Ridiculed as “Pegleg Santa Anna” by his foes both foreign and domestic, the secret of his incredible military and political staying power over the course of eight decades was that, at all times, he managed to be the hero to all factions, inside his country and out. Once, he even advised the rival “gringo” power of the United States across the Rio Grande (Great River) how to take a substantial chunk of Mexico, his own country!
The reason was, simply stated, that money, land, titles and naked power, were always the mainsprings of his white-hot ambition from the very start of his career. Sending his personal agent to Washington to negotiate the sale of California to the US for $30 million with President James K. Polk, Santa Anna fought yet a third President in the Mexican War, US Army Gen. Franklin Pierce.
During that conflict, an enraged, defeated Santa Anna flailed away at his retreating infantry with his riding crop while the Irish-American San Patricio Battalion of deserters fought for him. It was captured, branded as traitors and hanged. Who was this colorful, rather extraordinary martial politician?
Born at Jalapa in Vera Cruz Province on Feb. 21, 1794 as a contemporary of Gen. Bonaparte, Santa Anna entered the Imperial Spanish Army as a cadet on June 9, 1810, while the Duke of Wellington was fighting the French in the Iberian Peninsula a world away. The year 1812---that of the Grande Armee’s catastrophic invasion of Russia and the start of the British-American War to the north---saw him commissioned second lieutenant and promoted to the first grade both.
Named captain in 1816, lieutenant colonel and colonel in 1821 (the year of his hero’s death), Santa Anna was promoted brigadier general the following year, then to general of division. He served as President of Mexico in 1833 (several times), 1834, 1839, 1841, 1843, 1844, 1846, 1847 and 1853, then was named dictator.
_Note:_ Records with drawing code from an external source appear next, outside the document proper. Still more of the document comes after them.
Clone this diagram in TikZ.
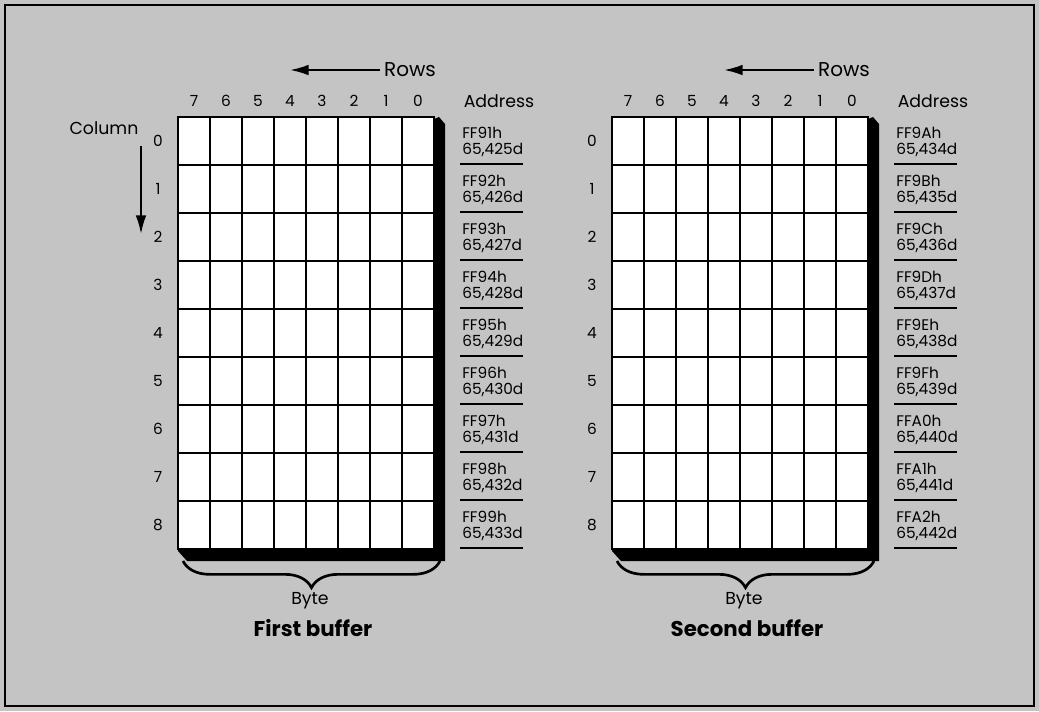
\documentclass[tikz,border=0pt]{standalone}
\usepackage{fontspec}
\setmainfont{Poppins}
\usetikzlibrary{arrows.meta,positioning,calc,decorations.pathreplacing}
\definecolor{ScreenGray}{HTML}{C4C4C4}

% one byte buffer: #1 name, #2 left edge, #3 title, #4 row/hex/decimal list
\newcommand{\membuffer}[4]{%
  \begin{scope}[shift={(#2,0)}]
    \fill (256,119) -- (261,117) -- (267,124) -- (267,561) -- (9,561) -- (0,551) -- (0,549) -- (256,549) -- cycle;
    \fill[white] (0,117) rectangle (256,549);
    \foreach \i in {1,...,7}
      \draw[gridline] (\i*32,117) -- (\i*32,549);
    \foreach \j in {1,...,8}
      \draw[gridline] (0,117+\j*48) -- (256,117+\j*48);
    \draw[line width=1.5pt] (0,117) rectangle (256,549);
    \foreach \i in {0,...,7}
      \node[bitnum] (#1-bit\i) at (240-\i*32,101) {\i};
    \foreach \j in {0,...,8}
      \node[bitnum] (#1-row\j) at (-20,141+\j*48) {\j};
    \node[lbl] (#1-addr) at (321,101) {Address};
    \foreach \j/\h/\d in {#4} {
      \node[addr] (#1-a\j) at (284,142+\j*48) {\h\\65,\d d};
      \draw[addrline] (282,164+\j*48) -- (345,164+\j*48);
    }
    \node[lbl,font=\fontsize{15}{15}\selectfont] (#1-rows) at (232,70) {Rows};
    \coordinate (#1-rowend) at (112,70);
    \draw[arr] ([xshift=-3pt]#1-rows.west) -- (#1-rowend);
    \draw[brace] (5,561) -- (262,561);
    \node[lbl] (#1-byte) at (132,601) {Byte};
    \node[title] (#1-title) at (135,628) {#3};
  \end{scope}}

\begin{document}
\begin{tikzpicture}[x=0.75pt,y=-0.75pt,
  gridline/.style={line width=0.8pt},
  addrline/.style={line width=1.2pt},
  bitnum/.style={font=\fontsize{11.5}{11}\selectfont, inner sep=0pt},
  lbl/.style={font=\fontsize{13}{13}\selectfont, inner sep=0pt},
  addr/.style={font=\fontsize{11.5}{11.5}\selectfont, align=left, anchor=west, inner sep=0pt},
  title/.style={font=\fontsize{16}{16}\selectfont\bfseries, inner sep=0pt},
  arr/.style={line width=1.5pt, -{Latex[length=14pt,width=8pt]}},
  brace/.style={line width=2pt, decorate, decoration={brace, mirror, amplitude=20pt}}]
\useasboundingbox (0,0) rectangle (1039,711);
\fill[ScreenGray] (0,0) rectangle (1039,711);
\draw[line width=1pt] (5,5) rectangle (1034,706);

\membuffer{first}{178}{First buffer}{0/FF91h/425, 1/FF92h/426, 2/FF93h/427, 3/FF94h/428, 4/FF95h/429, 5/FF96h/430, 6/FF97h/431, 7/FF98h/432, 8/FF99h/433}
\membuffer{second}{612}{Second buffer}{0/FF9Ah/434, 1/FF9Bh/435, 2/FF9Ch/436, 3/FF9Dh/437, 4/FF9Eh/438, 5/FF9Fh/439, 6/FFA0h/440, 7/FFA1h/441, 8/FFA2h/442}

% column direction
\node[lbl] (colname) at (104,128) {Column};
\coordinate (colstart) at (141,146);
\coordinate (colend) at (141,234);
\draw[arr] (colstart) -- (colend);
\end{tikzpicture}
\end{document}
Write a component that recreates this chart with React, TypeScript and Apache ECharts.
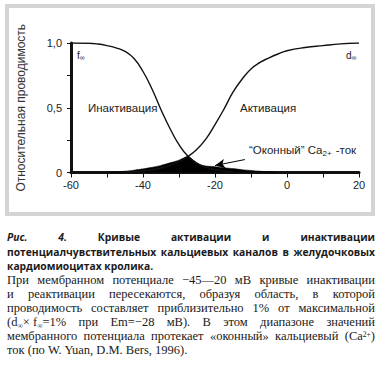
import React, { useEffect, useRef } from "react";
import * as echarts from "echarts";

// ---- data ----
const voltF = [-60, -55, -52.5, -50, -47.5, -45, -42.5, -40, -37.5, -35, -32.5, -30, -27.5, -25, -22.5, -20, -17.5, -15];
const inactivation = [1.0, 0.998, 0.992, 0.98, 0.963, 0.935, 0.88, 0.78, 0.645, 0.485, 0.34, 0.215, 0.125, 0.07, 0.04, 0.022, 0.012, 0.006];

const voltD = [-45, -40, -35, -32.5, -30, -27.5, -25, -22.5, -20, -17.5, -15, -12.5, -10, -7.5, -5, -2.5, 0, 5, 10, 15, 20];
const activation = [0.003, 0.012, 0.035, 0.055, 0.085, 0.125, 0.18, 0.26, 0.37, 0.49, 0.62, 0.72, 0.8, 0.85, 0.885, 0.915, 0.94, 0.965, 0.98, 0.993, 1.0];

const voltW = [-50, -47.5, -45, -42.5, -40, -37.5, -35, -32.5, -30, -27.5, -26, -25, -24, -22.5, -20, -17.5, -15, -12.5, -10, -7.5, -5, -2.5];
const windowCurrent = [0, 0.004, 0.01, 0.018, 0.028, 0.04, 0.055, 0.075, 0.095, 0.125, 0.095, 0.075, 0.06, 0.05, 0.045, 0.037, 0.03, 0.022, 0.016, 0.01, 0.005, 0];

const arrowFrom = [-11.7, 0.1];
const arrowTo = [-20, 0.054];

const xLabels = ["-60", "-40", "-20", "0", "20"];
const yLabels: Record<string, string> = { "0": "0", "0.5": "0,5", "1": "1,0" };

const yAxisTitle = "Относительная проводимость";
const labelInact = "Инактивация";
const labelAct = "Активация";

const titleLines: string[][] = [
  ["*Рис.", "*4.", "Кривые", "активации", "и", "инактивации"],
  ["потенциалчувствительных", "кальциевых", "каналов", "в", "желудочковых"],
];
const titleLast = "кардиомиоцитах кролика.";

const bodyLines: string[][] = [
  ["При", "мембранном", "потенциале", "−45—20", "мВ", "кривые", "инактивации"],
  ["и", "реактивации", "пересекаются,", "образуя", "область,", "в", "которой"],
  ["проводимость", "составляет", "приблизительно", "1%", "от", "максимальной"],
  ["(d_{∞}× f_{∞}=1%", "при", "Em=−28", "мВ).", "В", "этом", "диапазоне", "значений"],
  ["мембранного", "потенциала", "протекает", "«оконный»", "кальциевый", "(Ca^{2+})"],
];
const bodyLast = "ток (по W. Yuan, D.M. Bers, 1996).";

const SANS = "'Liberation Sans', Arial, Helvetica, sans-serif";

function renderWord(w: string) {
  const parts = w.split(/(_\{[^}]*\}|\^\{[^}]*\})/).filter((p) => p.length > 0);
  return parts.map((p, i) => {
    if (p.startsWith("_{"))
      return (
        <span key={i} style={{ fontSize: "0.6em", position: "relative", top: "0.2em" }}>
          {p.slice(2, -1)}
        </span>
      );
    if (p.startsWith("^{"))
      return (
        <span key={i} style={{ fontSize: "0.6em", position: "relative", top: "-0.35em" }}>
          {p.slice(2, -1)}
        </span>
      );
    return <React.Fragment key={i}>{p}</React.Fragment>;
  });
}

function Chart() {
  const ref = useRef<HTMLDivElement>(null);
  useEffect(() => {
    if (!ref.current) return;
    const chart = echarts.init(ref.current, null, { renderer: "svg" });
    const toPairs = (xs: number[], ys: number[]) => xs.map((x, i) => [x, ys[i]]);
    chart.setOption({
      animation: false,
      backgroundColor: "#ffffff",
      grid: { left: 71, right: 22, top: 43, bottom: 195.5, containLabel: false },
      xAxis: {
        type: "value",
        min: -60,
        max: 20,
        interval: 10,
        axisLine: { show: true, onZero: false, lineStyle: { color: "#111", width: 3 } },
        axisTick: { show: true, inside: false, length: 5, lineStyle: { color: "#111", width: 1 } },
        splitLine: { show: false },
        axisLabel: {
          margin: 7,
          color: "#222",
          fontSize: 11,
          fontFamily: SANS,
          formatter: (v: number) => (xLabels.includes(String(v)) ? String(v) : ""),
        },
      },
      yAxis: {
        type: "value",
        min: 0,
        max: 1,
        interval: 0.25,
        name: yAxisTitle,
        nameLocation: "middle",
        nameGap: 44,
        nameTextStyle: { color: "#333", fontSize: 12, fontFamily: SANS },
        axisLine: { show: true, onZero: false, lineStyle: { color: "#111", width: 3 } },
        axisTick: { show: true, inside: false, length: 4, lineStyle: { color: "#111", width: 1 } },
        splitLine: { show: false },
        axisLabel: {
          margin: 9,
          color: "#222",
          fontSize: 11,
          fontFamily: SANS,
          formatter: (v: number) => yLabels[String(v)] ?? "",
        },
      },
      series: [
        {
          type: "line",
          data: toPairs(voltW, windowCurrent),
          smooth: 0.2,
          symbol: "none",
          lineStyle: { width: 0.5, color: "#000" },
          areaStyle: { color: "#000", opacity: 1 },
          z: 3,
          markLine: {
            silent: true,
            symbol: ["none", "arrow"],
            symbolSize: [7, 10],
            label: { show: false },
            lineStyle: { color: "#000", width: 1, type: "solid" },
            data: [[{ coord: arrowFrom }, { coord: arrowTo }]],
          },
        },
        {
          type: "line",
          data: toPairs(voltF, inactivation),
          smooth: true,
          symbol: "none",
          lineStyle: { width: 1.4, color: "#111" },
          z: 4,
        },
        {
          type: "line",
          data: toPairs(voltD, activation),
          smooth: true,
          symbol: "none",
          lineStyle: { width: 1.4, color: "#111" },
          z: 4,
        },
      ],
      graphic: [
        {
          type: "rect",
          shape: { x: 7, y: 6, width: 366, height: 208 },
          style: { fill: "none", stroke: "#d4d4d4", lineWidth: 4 },
          silent: true,
        },
        {
          type: "text",
          x: 77,
          y: 55,
          style: {
            text: "{a|f}{s|∞}",
            verticalAlign: "middle",
            rich: {
              a: { fontSize: 10, fontFamily: SANS, fill: "#222" },
              s: { fontSize: 7, fontFamily: SANS, fill: "#222", padding: [4, 0, 0, 0] },
            },
          },
        },
        {
          type: "text",
          x: 346,
          y: 55,
          style: {
            text: "{a|d}{s|∞}",
            verticalAlign: "middle",
            rich: {
              a: { fontSize: 10, fontFamily: SANS, fill: "#222" },
              s: { fontSize: 7, fontFamily: SANS, fill: "#222", padding: [4, 0, 0, 0] },
            },
          },
        },
        {
          type: "text",
          x: 88,
          y: 108,
          style: { text: labelInact, fontSize: 11.5, fontFamily: SANS, fill: "#222", verticalAlign: "middle" },
        },
        {
          type: "text",
          x: 240,
          y: 108,
          style: { text: labelAct, fontSize: 11.5, fontFamily: SANS, fill: "#222", verticalAlign: "middle" },
        },
        {
          type: "text",
          x: 249,
          y: 150,
          style: {
            text: "{a|“Оконный” Ca}{s|2+}{a| -ток}",
            verticalAlign: "middle",
            rich: {
              a: { fontSize: 11.5, fontFamily: SANS, fill: "#222" },
              s: { fontSize: 8, fontFamily: SANS, fill: "#222", padding: [6, 1, 0, 0] },
            },
          },
        },
      ],
    });
    return () => chart.dispose();
  }, []);
  return <div ref={ref} style={{ position: "absolute", left: 0, top: 0, width: 381, height: 368 }} />;
}

export default function App() {
  const titleStyle: React.CSSProperties = {
    fontFamily: "'Open Sans', 'DejaVu Sans', sans-serif",
    fontWeight: 700,
    fontSize: 10.3,
    color: "#1a1a1a",
  };
  const bodyStyle: React.CSSProperties = {
    fontFamily: "'Liberation Serif', 'Times New Roman', serif",
    fontSize: 12.5,
    color: "#1a1a1a",
  };
  const lineBox = (top: number): React.CSSProperties => ({
    position: "absolute",
    left: 7,
    width: 368,
    top,
    height: 14,
    lineHeight: "14px",
    display: "flex",
    justifyContent: "space-between",
    whiteSpace: "nowrap",
  });
  const titleTops = [230, 245];
  const bodyTops = [273, 287, 301, 315, 329];
  return (
    <div style={{ position: "fixed", left: 0, top: 0, width: 381, height: 368, background: "#fff", overflow: "hidden" }}>
      <Chart />
      {titleLines.map((words, li) => (
        <div key={"t" + li} style={{ ...lineBox(titleTops[li]), ...titleStyle }}>
          {words.map((w, i) =>
            w.startsWith("*") ? (
              <span key={i} style={{ fontStyle: "italic" }}>{w.slice(1)}</span>
            ) : (
              <span key={i}>{w}</span>
            )
          )}
        </div>
      ))}
      <div style={{ ...lineBox(259), ...titleStyle, display: "block" }}>{titleLast}</div>
      {bodyLines.map((words, li) => (
        <div key={"b" + li} style={{ ...lineBox(bodyTops[li]), ...bodyStyle }}>
          {words.map((w, i) => (
            <span key={i}>{renderWord(w)}</span>
          ))}
        </div>
      ))}
      <div style={{ ...lineBox(343), ...bodyStyle, display: "block" }}>{bodyLast}</div>
    </div>
  );
}
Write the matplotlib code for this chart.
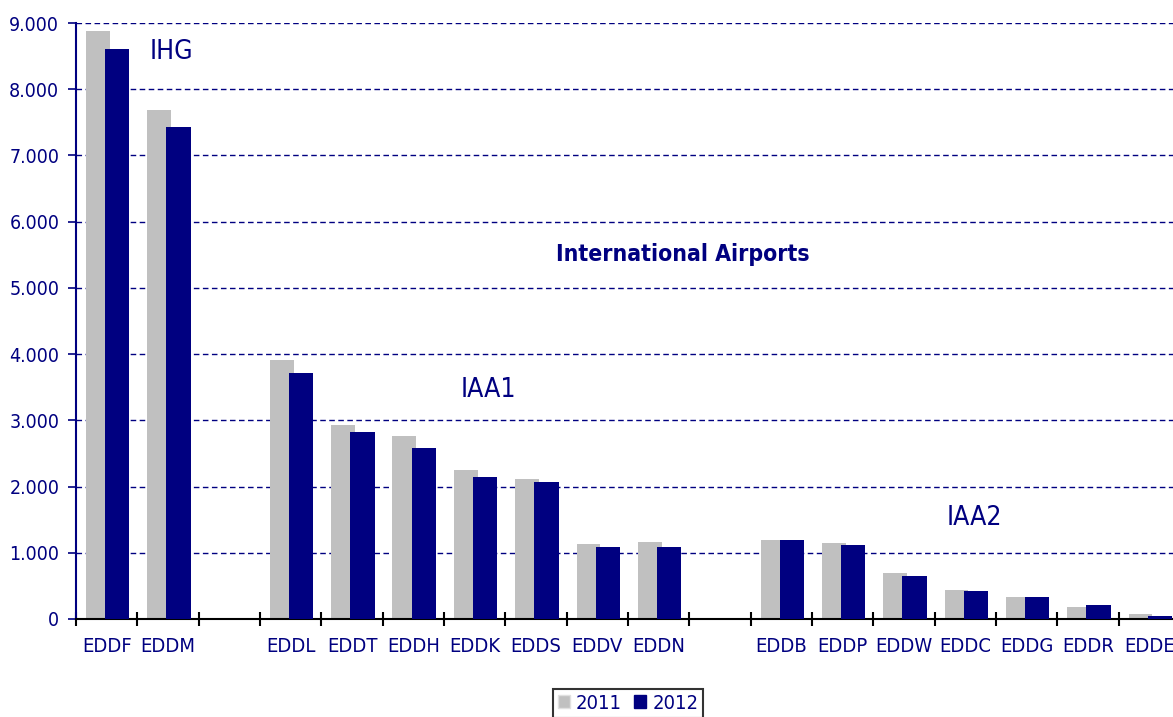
import numpy as np
import matplotlib.pyplot as plt
from matplotlib.patches import Patch

# airports per group (IHG, IAA1, IAA2), one empty slot between groups
ihg = ['EDDF', 'EDDM']
iaa1 = ['EDDL', 'EDDT', 'EDDH', 'EDDK', 'EDDS', 'EDDV', 'EDDN']
iaa2 = ['EDDB', 'EDDP', 'EDDW', 'EDDC', 'EDDG', 'EDDR', 'EDDE']

vals_2011 = [8880, 7690,
             3910, 2930, 2760, 2250, 2110, 1130, 1160,
             1190, 1140, 690, 440, 330, 180, 80]
vals_2012 = [8610, 7430,
             3720, 2820, 2580, 2140, 2070, 1090, 1090,
             1190, 1120, 650, 420, 330, 210, 50]

years = ['2011', '2012']
navy = '#000080'
grey = '#c0c0c0'

plt.rcParams['font.family'] = ['DejaVu Sans']
plt.rcParams['font.stretch'] = 'condensed'

# slot positions with a gap between the groups
airports = ihg + iaa1 + iaa2
pos = []
start = 0
for grp in [ihg, iaa1, iaa2]:
    pos += list(range(start, start + len(grp)))
    start += len(grp) + 1
pos = np.array(pos)
n_slots = start - 1

fig = plt.figure(figsize=(11.73, 7.17), dpi=100)
ax = fig.add_axes([0.0648, 0.1367, 0.9412, 0.8312])

ax.bar(pos - 0.34, vals_2011, width=0.39, align='edge', color=grey, zorder=2)
ax.bar(pos - 0.03, vals_2012, width=0.40, align='edge', color=navy, zorder=3)

ax.set_xlim(-0.5, n_slots - 0.5)
ax.set_ylim(0, 9000)
ax.set_yticks(np.arange(0, 9001, 1000))
ax.set_yticklabels([f'{v:,}'.replace(',', '.') for v in range(0, 9001, 1000)])
ax.yaxis.grid(True, color=navy, linestyle=(0, (4, 2.5)), linewidth=1.0, zorder=1)

# tick marks on slot boundaries, labels in slot centres
ax.set_xticks(np.arange(-0.5, n_slots, 1.0))
ax.set_xticklabels([])
ax.set_xticks(pos, minor=True)
ax.set_xticklabels(airports, minor=True)
ax.tick_params(axis='x', which='major', direction='inout', length=10, width=1.5, color='black')
ax.tick_params(axis='x', which='minor', length=0, pad=13, labelsize=14.5, labelcolor=navy)
ax.tick_params(axis='y', direction='out', length=6, width=1.2, color=navy, labelsize=14,
               labelcolor=navy, pad=6)

for s in ['top', 'right']:
    ax.spines[s].set_visible(False)
ax.spines['left'].set_color(navy)
ax.spines['left'].set_linewidth(1.5)
ax.spines['bottom'].set_color('black')
ax.spines['bottom'].set_linewidth(1.5)

ax.text(1.05, 8560, 'IHG', color=navy, fontsize=19, ha='center', va='center')
ax.text(9.4, 5500, 'International Airports', color=navy, fontsize=16.5, fontweight='bold',
        ha='center', va='center')
ax.text(6.22, 3460, 'IAA1', color=navy, fontsize=19, ha='center', va='center')
ax.text(14.14, 1530, 'IAA2', color=navy, fontsize=19, ha='center', va='center')

handles = [Patch(facecolor=grey, edgecolor='#e0e0e0'), Patch(facecolor=navy, edgecolor=navy)]
leg = ax.legend(handles, years, loc='upper center', bbox_to_anchor=(0.5, -0.1), ncol=2,
                frameon=True, fancybox=False, edgecolor='black', fontsize=14.5,
                handlelength=0.6, handleheight=0.6, handletextpad=0.3, columnspacing=0.6,
                borderpad=0.25, labelcolor=navy)
leg.get_frame().set_linewidth(1.5)

fig.savefig('out.png', dpi=100)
Bribed successfully by Emperor Maximilian with a pension that kept him at arm’s length on the island of St. Thomas, he was visited there by no less a personage that US Secretary of State William L. Seward of the Lincoln-Johnson Cabinets, who remarked upon his “Good abilities as the leader of a party.” In New York later, he was fleeced by con artist swindlers who took most of his fortune.
According to Dr. Scheina, it was in the Big Apple that the aging generalissimo hired young James Adams as his secretary/interpreter, who “Noticed that Santa Anna would slice a piece off a tropical plant and chew it. The general told him the plant was called chicle and on his departure gave the remainder to Adams. The enterprising man experimented by adding sweeteners to it, and within a few years he established the Adams Chewing Gum Company.”
As for the victor of the Alamo, Gen. Antonio Lopez de Santa Anna---11 times President of Mexico---landed yet a final time at Vera Cruz in 1874 in another and last failed bid for power, and died at age 82 on Feb. 21, 1876. Thus, he outlasted the Republic of Texas, Maximilian, the Confederacy, the Second Empire of Napoleon III, Juarez and
almost lived long enough to witness the Centennial of the United States, his more powerful neighbor to the north.